The debt avalanche method — paying off the highest APR card first — saves the most money in total interest. The debt snowball method — paying off the smallest balance first — provides psychological momentum. Both are dramatically more effective than making minimum payments across all cards. Choose the strategy you are most likely to stick with consistently.
Should I do a balance transfer to pay off credit card debt?
A balance transfer to a 0% APR card is one of the most effective strategies available if you qualify and can pay off the balance within the promotional period. The typical balance transfer fee of 3 to 5% is almost always less than the interest you would pay staying on a high-APR card. The key risk is not paying off the balance before the promotional rate expires — after which the standard rate typically jumps to 25% or higher.
How to pay off $10,000 in credit card debt?
At a 21% APR, paying $400 per month pays off $10,000 in approximately 2 years and 9 months with about $3,200 in interest. Paying $600 per month cuts that to 1 year and 8 months with approximately $1,800 in interest. Consider a balance transfer to a 0% APR card and pay $556 per month to eliminate the debt in 18 months while paying only the balance transfer fee in total interest costs.
How does credit card interest work?
Credit card interest is calculated daily using your annual percentage rate divided by 365. This daily rate is applied to your average daily balance throughout the billing cycle.

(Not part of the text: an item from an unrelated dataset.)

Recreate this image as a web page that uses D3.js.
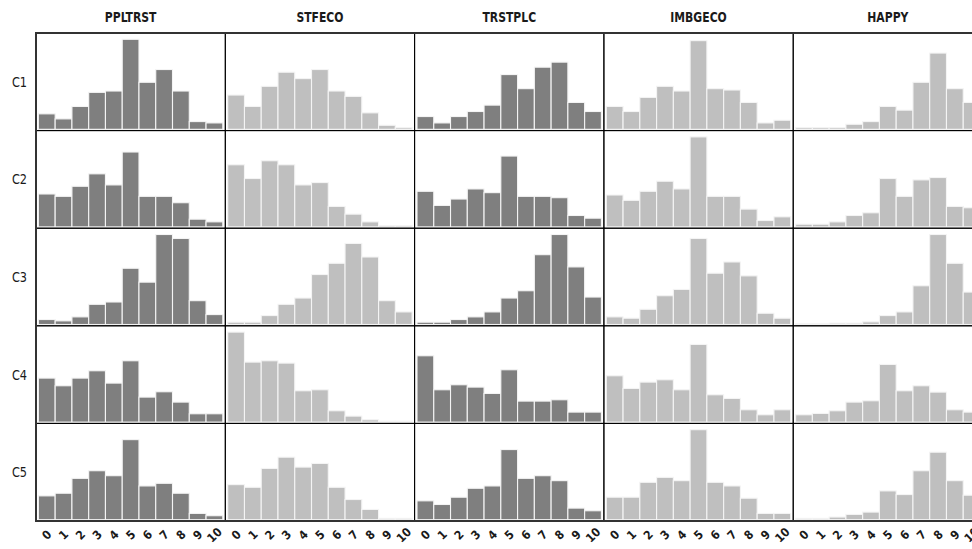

If you pay your statement balance in full by the due date every month, no interest is charged. Interest only accrues when you carry a balance from one month to the next. Making even a partial payment means interest is charged on the remaining balance from the original purchase date — not just the unpaid portion.
Last updated: 2026 | Calculators are for illustrative estimates and assume no subsequent purchases are added to the balance.